» YOUR INSTRUCTIONS
The required output is the block of lines from the line with "Reproduce this chart" to the line with "ax = fig.add_axes([0.276, 0.205, 0.721, 0.742])", endpoints included and pictures omitted.

━━━━━━━━━━━━━━━━

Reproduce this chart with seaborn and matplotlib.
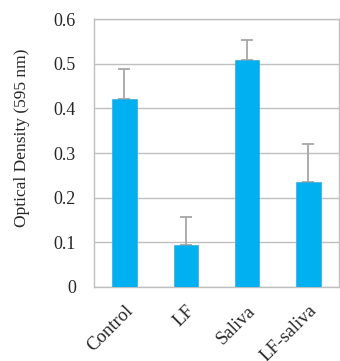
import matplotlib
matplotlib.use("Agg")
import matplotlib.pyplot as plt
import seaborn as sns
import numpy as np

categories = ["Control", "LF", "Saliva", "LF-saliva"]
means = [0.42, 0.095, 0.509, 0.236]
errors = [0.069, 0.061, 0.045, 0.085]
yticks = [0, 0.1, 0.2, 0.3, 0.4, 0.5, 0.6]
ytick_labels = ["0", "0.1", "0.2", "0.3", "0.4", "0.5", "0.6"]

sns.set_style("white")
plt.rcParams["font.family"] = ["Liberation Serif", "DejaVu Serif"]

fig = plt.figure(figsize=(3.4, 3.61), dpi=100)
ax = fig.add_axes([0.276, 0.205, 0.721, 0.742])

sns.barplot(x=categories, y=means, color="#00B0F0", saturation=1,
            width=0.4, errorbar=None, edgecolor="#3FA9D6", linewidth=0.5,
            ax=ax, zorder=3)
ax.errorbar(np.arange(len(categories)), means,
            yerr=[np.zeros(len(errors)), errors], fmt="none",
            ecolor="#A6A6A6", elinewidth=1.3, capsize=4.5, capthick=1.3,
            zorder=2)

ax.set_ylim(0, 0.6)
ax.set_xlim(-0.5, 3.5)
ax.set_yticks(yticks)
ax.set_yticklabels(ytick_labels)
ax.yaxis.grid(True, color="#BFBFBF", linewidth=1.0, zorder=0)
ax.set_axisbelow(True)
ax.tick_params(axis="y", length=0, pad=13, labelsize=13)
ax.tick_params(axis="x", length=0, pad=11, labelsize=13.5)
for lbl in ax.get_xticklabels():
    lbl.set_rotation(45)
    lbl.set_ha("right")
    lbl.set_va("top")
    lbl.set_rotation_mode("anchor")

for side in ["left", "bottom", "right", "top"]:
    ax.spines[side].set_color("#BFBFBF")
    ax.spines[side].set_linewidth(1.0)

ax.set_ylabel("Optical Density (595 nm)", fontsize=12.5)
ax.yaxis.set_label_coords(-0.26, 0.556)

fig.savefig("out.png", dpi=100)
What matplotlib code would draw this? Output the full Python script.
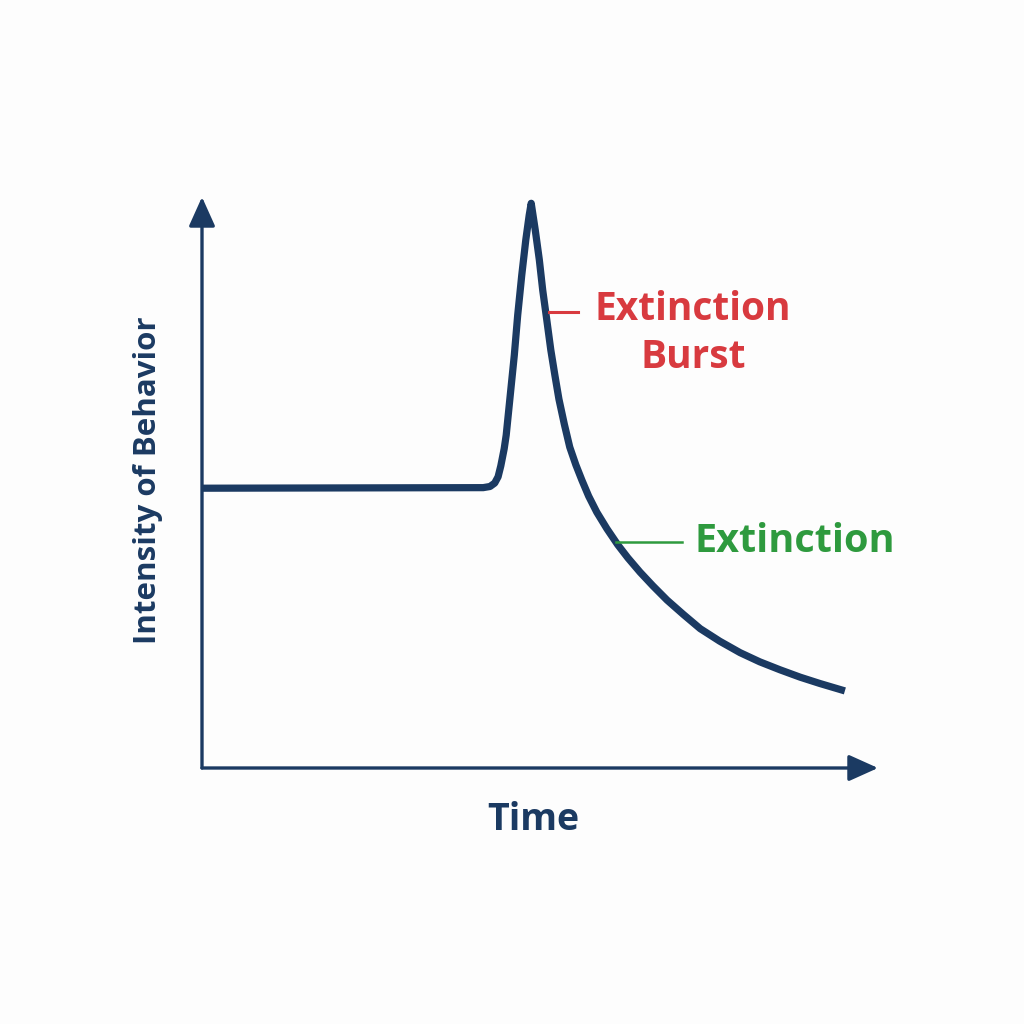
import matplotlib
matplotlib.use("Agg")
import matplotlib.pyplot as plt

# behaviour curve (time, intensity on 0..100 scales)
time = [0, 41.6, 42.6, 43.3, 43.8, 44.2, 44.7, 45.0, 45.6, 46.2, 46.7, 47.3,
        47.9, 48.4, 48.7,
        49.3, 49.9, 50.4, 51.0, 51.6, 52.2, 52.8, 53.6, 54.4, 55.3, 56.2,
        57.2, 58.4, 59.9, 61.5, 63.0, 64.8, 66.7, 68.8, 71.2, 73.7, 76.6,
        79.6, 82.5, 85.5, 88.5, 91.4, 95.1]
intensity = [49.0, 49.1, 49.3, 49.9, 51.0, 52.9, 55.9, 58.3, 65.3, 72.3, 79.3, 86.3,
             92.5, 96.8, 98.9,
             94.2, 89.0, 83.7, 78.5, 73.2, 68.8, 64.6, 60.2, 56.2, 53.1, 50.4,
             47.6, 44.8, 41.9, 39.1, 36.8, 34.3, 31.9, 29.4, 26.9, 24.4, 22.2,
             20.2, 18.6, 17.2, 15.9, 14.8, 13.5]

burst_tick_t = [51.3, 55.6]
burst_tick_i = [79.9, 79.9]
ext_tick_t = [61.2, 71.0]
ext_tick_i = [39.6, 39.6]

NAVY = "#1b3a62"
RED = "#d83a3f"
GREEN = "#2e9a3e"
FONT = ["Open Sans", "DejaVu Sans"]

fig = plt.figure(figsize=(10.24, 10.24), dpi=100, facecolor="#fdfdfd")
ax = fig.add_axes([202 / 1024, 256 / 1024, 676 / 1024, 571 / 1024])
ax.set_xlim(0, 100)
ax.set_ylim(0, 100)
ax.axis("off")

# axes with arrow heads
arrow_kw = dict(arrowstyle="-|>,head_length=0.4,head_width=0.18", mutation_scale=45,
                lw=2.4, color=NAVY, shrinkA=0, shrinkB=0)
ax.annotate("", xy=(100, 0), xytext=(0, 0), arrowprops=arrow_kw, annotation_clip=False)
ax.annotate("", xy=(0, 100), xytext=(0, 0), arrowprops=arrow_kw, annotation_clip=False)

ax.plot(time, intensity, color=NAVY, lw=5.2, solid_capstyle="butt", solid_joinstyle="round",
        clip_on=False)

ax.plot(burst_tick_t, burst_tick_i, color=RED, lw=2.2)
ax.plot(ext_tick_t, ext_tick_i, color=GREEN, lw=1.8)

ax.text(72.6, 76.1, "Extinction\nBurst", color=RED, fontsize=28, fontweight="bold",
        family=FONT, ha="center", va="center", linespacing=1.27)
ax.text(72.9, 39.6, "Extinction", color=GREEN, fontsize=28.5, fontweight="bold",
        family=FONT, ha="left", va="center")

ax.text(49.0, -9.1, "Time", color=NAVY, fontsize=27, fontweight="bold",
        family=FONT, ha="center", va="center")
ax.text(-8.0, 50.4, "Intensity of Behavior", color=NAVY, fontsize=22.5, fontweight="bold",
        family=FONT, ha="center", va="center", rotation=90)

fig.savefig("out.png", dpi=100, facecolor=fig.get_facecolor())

━━━━━━━━━━━━━━━━

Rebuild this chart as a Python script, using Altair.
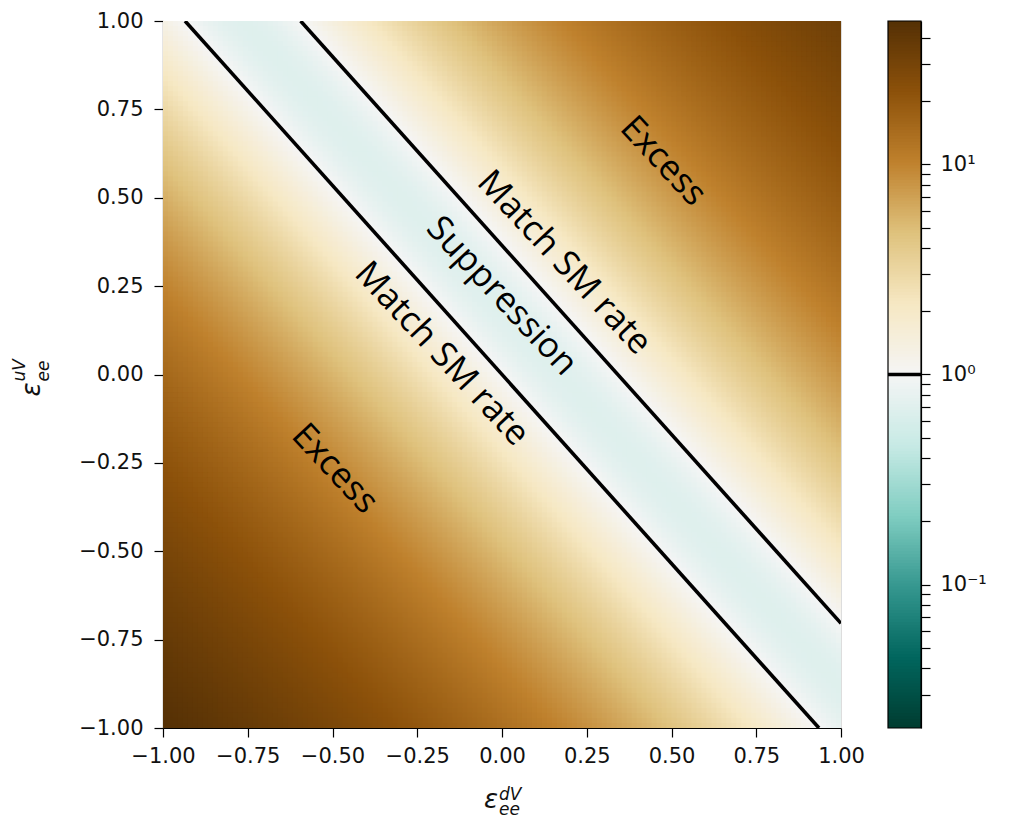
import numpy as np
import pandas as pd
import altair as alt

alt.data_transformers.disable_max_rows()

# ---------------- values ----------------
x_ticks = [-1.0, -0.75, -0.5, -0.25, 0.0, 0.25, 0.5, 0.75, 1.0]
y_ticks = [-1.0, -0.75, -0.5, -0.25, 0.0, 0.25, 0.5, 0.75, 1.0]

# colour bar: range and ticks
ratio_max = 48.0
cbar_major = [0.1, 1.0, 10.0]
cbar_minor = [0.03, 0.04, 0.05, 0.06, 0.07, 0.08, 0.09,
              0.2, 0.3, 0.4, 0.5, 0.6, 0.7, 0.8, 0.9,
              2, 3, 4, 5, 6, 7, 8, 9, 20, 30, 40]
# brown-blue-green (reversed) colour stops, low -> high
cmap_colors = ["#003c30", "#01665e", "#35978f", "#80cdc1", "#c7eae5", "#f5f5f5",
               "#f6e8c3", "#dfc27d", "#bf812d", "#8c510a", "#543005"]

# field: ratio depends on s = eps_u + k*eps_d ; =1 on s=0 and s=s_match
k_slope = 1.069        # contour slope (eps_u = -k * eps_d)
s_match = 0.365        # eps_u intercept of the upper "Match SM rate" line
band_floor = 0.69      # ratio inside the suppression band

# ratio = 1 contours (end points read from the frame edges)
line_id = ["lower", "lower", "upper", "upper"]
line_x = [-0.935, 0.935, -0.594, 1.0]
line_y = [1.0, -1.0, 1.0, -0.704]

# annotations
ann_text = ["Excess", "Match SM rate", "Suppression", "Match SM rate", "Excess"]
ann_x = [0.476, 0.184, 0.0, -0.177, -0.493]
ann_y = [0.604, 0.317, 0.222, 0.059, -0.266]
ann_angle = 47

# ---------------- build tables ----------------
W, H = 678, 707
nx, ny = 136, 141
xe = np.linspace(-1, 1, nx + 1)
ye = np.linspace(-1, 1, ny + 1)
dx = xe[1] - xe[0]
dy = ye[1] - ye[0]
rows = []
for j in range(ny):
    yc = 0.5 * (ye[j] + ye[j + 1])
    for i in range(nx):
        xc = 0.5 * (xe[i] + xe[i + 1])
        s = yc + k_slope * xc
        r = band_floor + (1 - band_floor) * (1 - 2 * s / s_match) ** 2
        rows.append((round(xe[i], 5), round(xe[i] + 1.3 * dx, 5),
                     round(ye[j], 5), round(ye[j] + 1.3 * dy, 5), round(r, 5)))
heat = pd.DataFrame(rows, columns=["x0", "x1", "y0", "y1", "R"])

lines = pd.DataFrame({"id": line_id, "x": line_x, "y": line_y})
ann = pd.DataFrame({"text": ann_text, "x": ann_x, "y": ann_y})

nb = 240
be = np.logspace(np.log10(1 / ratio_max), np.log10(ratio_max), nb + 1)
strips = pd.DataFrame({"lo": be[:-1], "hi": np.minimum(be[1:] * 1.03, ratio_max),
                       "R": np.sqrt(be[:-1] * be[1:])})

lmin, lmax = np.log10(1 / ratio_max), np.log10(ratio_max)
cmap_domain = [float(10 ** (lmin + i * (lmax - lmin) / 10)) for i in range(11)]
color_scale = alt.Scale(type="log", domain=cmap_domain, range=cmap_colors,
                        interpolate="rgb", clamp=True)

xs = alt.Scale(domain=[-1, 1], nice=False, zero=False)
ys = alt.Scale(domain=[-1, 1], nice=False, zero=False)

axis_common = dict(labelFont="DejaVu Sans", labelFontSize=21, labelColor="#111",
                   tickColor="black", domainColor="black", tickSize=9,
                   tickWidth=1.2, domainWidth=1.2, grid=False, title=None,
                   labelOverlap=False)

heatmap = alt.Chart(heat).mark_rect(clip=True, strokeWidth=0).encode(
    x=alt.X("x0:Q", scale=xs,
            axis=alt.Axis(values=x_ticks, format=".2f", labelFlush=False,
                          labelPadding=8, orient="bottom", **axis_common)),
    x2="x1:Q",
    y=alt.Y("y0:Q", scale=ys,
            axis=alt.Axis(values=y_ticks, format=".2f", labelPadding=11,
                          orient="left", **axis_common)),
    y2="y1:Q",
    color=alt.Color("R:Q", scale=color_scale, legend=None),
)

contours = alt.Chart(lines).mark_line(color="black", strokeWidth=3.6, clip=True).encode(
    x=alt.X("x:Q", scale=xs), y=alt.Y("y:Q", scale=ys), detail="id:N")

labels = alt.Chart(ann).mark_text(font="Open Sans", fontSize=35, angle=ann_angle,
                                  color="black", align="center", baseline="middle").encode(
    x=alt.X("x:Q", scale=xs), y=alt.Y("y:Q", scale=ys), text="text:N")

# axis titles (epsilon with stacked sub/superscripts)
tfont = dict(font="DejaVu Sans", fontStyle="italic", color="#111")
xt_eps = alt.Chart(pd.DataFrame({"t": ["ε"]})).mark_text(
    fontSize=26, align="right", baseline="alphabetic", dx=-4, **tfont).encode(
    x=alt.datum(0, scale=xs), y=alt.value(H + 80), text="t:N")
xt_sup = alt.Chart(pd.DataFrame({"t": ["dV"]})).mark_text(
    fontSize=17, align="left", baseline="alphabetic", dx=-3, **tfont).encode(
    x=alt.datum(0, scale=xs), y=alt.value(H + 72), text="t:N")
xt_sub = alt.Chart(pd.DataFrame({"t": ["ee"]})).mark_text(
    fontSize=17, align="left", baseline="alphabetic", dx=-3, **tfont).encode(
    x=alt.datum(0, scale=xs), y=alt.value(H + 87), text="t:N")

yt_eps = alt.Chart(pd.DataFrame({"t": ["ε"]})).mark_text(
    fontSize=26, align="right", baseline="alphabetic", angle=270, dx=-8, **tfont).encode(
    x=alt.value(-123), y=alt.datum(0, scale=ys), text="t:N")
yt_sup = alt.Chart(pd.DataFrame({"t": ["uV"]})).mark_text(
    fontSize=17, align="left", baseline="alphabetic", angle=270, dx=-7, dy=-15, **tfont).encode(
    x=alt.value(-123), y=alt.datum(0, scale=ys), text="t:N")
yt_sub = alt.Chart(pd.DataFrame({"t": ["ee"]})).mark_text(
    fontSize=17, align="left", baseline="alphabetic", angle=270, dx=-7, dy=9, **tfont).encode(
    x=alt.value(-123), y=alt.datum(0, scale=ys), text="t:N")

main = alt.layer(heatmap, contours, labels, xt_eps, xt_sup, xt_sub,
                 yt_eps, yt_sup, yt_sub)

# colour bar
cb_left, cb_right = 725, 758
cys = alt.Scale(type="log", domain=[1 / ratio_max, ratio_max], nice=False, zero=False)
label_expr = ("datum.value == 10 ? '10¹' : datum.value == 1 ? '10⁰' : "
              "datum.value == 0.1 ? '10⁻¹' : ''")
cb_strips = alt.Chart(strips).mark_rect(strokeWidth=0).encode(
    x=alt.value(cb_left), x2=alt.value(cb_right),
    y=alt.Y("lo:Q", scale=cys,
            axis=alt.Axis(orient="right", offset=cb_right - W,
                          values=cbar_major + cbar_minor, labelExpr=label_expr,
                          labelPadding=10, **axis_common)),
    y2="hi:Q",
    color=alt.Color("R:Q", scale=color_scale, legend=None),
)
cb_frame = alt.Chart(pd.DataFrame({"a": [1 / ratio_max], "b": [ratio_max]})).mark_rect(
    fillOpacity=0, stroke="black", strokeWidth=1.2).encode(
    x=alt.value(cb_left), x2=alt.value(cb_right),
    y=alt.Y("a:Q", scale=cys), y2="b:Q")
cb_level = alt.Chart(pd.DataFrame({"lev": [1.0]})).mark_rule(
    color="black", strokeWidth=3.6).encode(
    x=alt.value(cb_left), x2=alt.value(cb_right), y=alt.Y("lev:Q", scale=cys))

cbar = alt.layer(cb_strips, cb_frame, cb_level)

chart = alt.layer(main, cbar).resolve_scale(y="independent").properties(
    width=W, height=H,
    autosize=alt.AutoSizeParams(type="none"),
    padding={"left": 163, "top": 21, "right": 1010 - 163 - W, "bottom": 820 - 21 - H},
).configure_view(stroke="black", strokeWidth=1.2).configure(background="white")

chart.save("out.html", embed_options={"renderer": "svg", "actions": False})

━━━━━━━━━━━━━━━━

» RESPONSE BELOW
Reproduce this chart with seaborn and matplotlib.
import matplotlib
matplotlib.use("Agg")
import matplotlib.pyplot as plt
import seaborn as sns
import numpy as np

categories = ["Control", "LF", "Saliva", "LF-saliva"]
means = [0.42, 0.095, 0.509, 0.236]
errors = [0.069, 0.061, 0.045, 0.085]
yticks = [0, 0.1, 0.2, 0.3, 0.4, 0.5, 0.6]
ytick_labels = ["0", "0.1", "0.2", "0.3", "0.4", "0.5", "0.6"]

sns.set_style("white")
plt.rcParams["font.family"] = ["Liberation Serif", "DejaVu Serif"]

fig = plt.figure(figsize=(3.4, 3.61), dpi=100)
ax = fig.add_axes([0.276, 0.205, 0.721, 0.742])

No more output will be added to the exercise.